>> Begin GIVEN DATA

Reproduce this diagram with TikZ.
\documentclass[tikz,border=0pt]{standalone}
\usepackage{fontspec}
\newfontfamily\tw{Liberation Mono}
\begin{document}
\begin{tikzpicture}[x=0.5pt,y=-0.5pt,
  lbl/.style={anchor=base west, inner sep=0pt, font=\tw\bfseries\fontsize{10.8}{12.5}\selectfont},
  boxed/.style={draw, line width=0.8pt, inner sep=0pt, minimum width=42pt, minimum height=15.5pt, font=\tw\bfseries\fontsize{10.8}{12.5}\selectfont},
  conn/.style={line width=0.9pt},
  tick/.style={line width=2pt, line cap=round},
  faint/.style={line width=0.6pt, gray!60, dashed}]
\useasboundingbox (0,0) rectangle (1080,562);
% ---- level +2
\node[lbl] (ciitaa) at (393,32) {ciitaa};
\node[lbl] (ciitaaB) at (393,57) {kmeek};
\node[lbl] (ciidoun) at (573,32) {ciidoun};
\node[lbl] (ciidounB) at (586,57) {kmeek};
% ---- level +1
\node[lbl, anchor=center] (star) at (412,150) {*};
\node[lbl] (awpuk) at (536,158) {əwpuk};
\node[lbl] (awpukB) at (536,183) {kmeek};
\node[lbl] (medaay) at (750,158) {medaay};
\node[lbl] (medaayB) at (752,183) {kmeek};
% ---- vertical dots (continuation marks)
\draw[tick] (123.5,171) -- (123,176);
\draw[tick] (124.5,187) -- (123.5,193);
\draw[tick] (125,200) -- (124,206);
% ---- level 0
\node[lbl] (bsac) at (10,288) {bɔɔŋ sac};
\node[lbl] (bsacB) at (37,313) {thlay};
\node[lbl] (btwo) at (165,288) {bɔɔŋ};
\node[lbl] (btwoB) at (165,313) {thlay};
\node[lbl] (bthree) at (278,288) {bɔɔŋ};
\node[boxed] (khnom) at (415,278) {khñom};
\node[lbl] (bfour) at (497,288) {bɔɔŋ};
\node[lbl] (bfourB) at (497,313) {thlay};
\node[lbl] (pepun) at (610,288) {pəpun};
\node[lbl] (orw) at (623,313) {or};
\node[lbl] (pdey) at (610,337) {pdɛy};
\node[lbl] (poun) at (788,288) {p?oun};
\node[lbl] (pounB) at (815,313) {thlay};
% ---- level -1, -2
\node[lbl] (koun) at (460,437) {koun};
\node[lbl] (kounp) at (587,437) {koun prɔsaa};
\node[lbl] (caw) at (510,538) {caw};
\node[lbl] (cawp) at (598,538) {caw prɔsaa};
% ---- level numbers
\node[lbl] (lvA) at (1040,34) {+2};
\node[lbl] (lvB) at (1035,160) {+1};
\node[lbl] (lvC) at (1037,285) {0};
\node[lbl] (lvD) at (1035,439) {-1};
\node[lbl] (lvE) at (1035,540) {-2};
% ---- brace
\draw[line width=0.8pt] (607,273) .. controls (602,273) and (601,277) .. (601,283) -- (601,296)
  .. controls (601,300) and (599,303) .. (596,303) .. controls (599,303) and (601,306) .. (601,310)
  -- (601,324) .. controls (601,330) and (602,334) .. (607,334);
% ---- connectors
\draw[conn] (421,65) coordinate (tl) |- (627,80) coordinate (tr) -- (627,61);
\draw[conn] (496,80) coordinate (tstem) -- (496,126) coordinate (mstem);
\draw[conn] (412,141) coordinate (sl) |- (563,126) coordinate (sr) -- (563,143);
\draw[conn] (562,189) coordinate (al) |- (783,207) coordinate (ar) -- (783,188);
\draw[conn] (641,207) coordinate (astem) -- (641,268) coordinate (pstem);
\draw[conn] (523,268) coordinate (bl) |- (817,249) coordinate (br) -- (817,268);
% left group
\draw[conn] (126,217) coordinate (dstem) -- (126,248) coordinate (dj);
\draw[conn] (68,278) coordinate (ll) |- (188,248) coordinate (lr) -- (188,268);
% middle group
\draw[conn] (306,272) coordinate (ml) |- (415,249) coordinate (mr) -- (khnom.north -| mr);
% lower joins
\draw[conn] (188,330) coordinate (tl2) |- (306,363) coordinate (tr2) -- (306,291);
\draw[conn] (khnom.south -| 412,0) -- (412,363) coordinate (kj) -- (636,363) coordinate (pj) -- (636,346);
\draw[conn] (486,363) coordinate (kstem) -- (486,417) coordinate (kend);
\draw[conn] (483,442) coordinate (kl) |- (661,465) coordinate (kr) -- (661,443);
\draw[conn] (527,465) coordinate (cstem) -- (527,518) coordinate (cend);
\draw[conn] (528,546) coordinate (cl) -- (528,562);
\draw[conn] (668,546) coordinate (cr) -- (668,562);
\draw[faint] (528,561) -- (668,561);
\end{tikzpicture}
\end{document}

>> End GIVEN DATA

Set down the listing in full, keeping every word exactly as it is.

- EXERCISE ANSWER:
Reproduce this diagram with TikZ.
\documentclass[tikz,border=0pt]{standalone}
\usepackage{fontspec}
\newfontfamily\tw{Liberation Mono}
\begin{document}
\begin{tikzpicture}[x=0.5pt,y=-0.5pt,
  lbl/.style={anchor=base west, inner sep=0pt, font=\tw\bfseries\fontsize{10.8}{12.5}\selectfont},
  boxed/.style={draw, line width=0.8pt, inner sep=0pt, minimum width=42pt, minimum height=15.5pt, font=\tw\bfseries\fontsize{10.8}{12.5}\selectfont},
  conn/.style={line width=0.9pt},
  tick/.style={line width=2pt, line cap=round},
  faint/.style={line width=0.6pt, gray!60, dashed}]
\useasboundingbox (0,0) rectangle (1080,562);
% ---- level +2
\node[lbl] (ciitaa) at (393,32) {ciitaa};
\node[lbl] (ciitaaB) at (393,57) {kmeek};
\node[lbl] (ciidoun) at (573,32) {ciidoun};
\node[lbl] (ciidounB) at (586,57) {kmeek};
% ---- level +1
\node[lbl, anchor=center] (star) at (412,150) {*};
\node[lbl] (awpuk) at (536,158) {əwpuk};
\node[lbl] (awpukB) at (536,183) {kmeek};
\node[lbl] (medaay) at (750,158) {medaay};
\node[lbl] (medaayB) at (752,183) {kmeek};
% ---- vertical dots (continuation marks)
\draw[tick] (123.5,171) -- (123,176);
\draw[tick] (124.5,187) -- (123.5,193);
\draw[tick] (125,200) -- (124,206);
% ---- level 0
\node[lbl] (bsac) at (10,288) {bɔɔŋ sac};
\node[lbl] (bsacB) at (37,313) {thlay};
\node[lbl] (btwo) at (165,288) {bɔɔŋ};
\node[lbl] (btwoB) at (165,313) {thlay};
\node[lbl] (bthree) at (278,288) {bɔɔŋ};
\node[boxed] (khnom) at (415,278) {khñom};
\node[lbl] (bfour) at (497,288) {bɔɔŋ};
\node[lbl] (bfourB) at (497,313) {thlay};
\node[lbl] (pepun) at (610,288) {pəpun};
\node[lbl] (orw) at (623,313) {or};
\node[lbl] (pdey) at (610,337) {pdɛy};
\node[lbl] (poun) at (788,288) {p?oun};
\node[lbl] (pounB) at (815,313) {thlay};
% ---- level -1, -2
\node[lbl] (koun) at (460,437) {koun};
\node[lbl] (kounp) at (587,437) {koun prɔsaa};
\node[lbl] (caw) at (510,538) {caw};
\node[lbl] (cawp) at (598,538) {caw prɔsaa};
% ---- level numbers
\node[lbl] (lvA) at (1040,34) {+2};
\node[lbl] (lvB) at (1035,160) {+1};
\node[lbl] (lvC) at (1037,285) {0};
\node[lbl] (lvD) at (1035,439) {-1};
\node[lbl] (lvE) at (1035,540) {-2};
% ---- brace
\draw[line width=0.8pt] (607,273) .. controls (602,273) and (601,277) .. (601,283) -- (601,296)
  .. controls (601,300) and (599,303) .. (596,303) .. controls (599,303) and (601,306) .. (601,310)
  -- (601,324) .. controls (601,330) and (602,334) .. (607,334);
% ---- connectors
\draw[conn] (421,65) coordinate (tl) |- (627,80) coordinate (tr) -- (627,61);
\draw[conn] (496,80) coordinate (tstem) -- (496,126) coordinate (mstem);
\draw[conn] (412,141) coordinate (sl) |- (563,126) coordinate (sr) -- (563,143);
\draw[conn] (562,189) coordinate (al) |- (783,207) coordinate (ar) -- (783,188);
\draw[conn] (641,207) coordinate (astem) -- (641,268) coordinate (pstem);
\draw[conn] (523,268) coordinate (bl) |- (817,249) coordinate (br) -- (817,268);
% left group
\draw[conn] (126,217) coordinate (dstem) -- (126,248) coordinate (dj);
\draw[conn] (68,278) coordinate (ll) |- (188,248) coordinate (lr) -- (188,268);
% middle group
\draw[conn] (306,272) coordinate (ml) |- (415,249) coordinate (mr) -- (khnom.north -| mr);
% lower joins
\draw[conn] (188,330) coordinate (tl2) |- (306,363) coordinate (tr2) -- (306,291);
\draw[conn] (khnom.south -| 412,0) -- (412,363) coordinate (kj) -- (636,363) coordinate (pj) -- (636,346);
\draw[conn] (486,363) coordinate (kstem) -- (486,417) coordinate (kend);
\draw[conn] (483,442) coordinate (kl) |- (661,465) coordinate (kr) -- (661,443);
\draw[conn] (527,465) coordinate (cstem) -- (527,518) coordinate (cend);
\draw[conn] (528,546) coordinate (cl) -- (528,562);
\draw[conn] (668,546) coordinate (cr) -- (668,562);
\draw[faint] (528,561) -- (668,561);
\end{tikzpicture}
\end{document}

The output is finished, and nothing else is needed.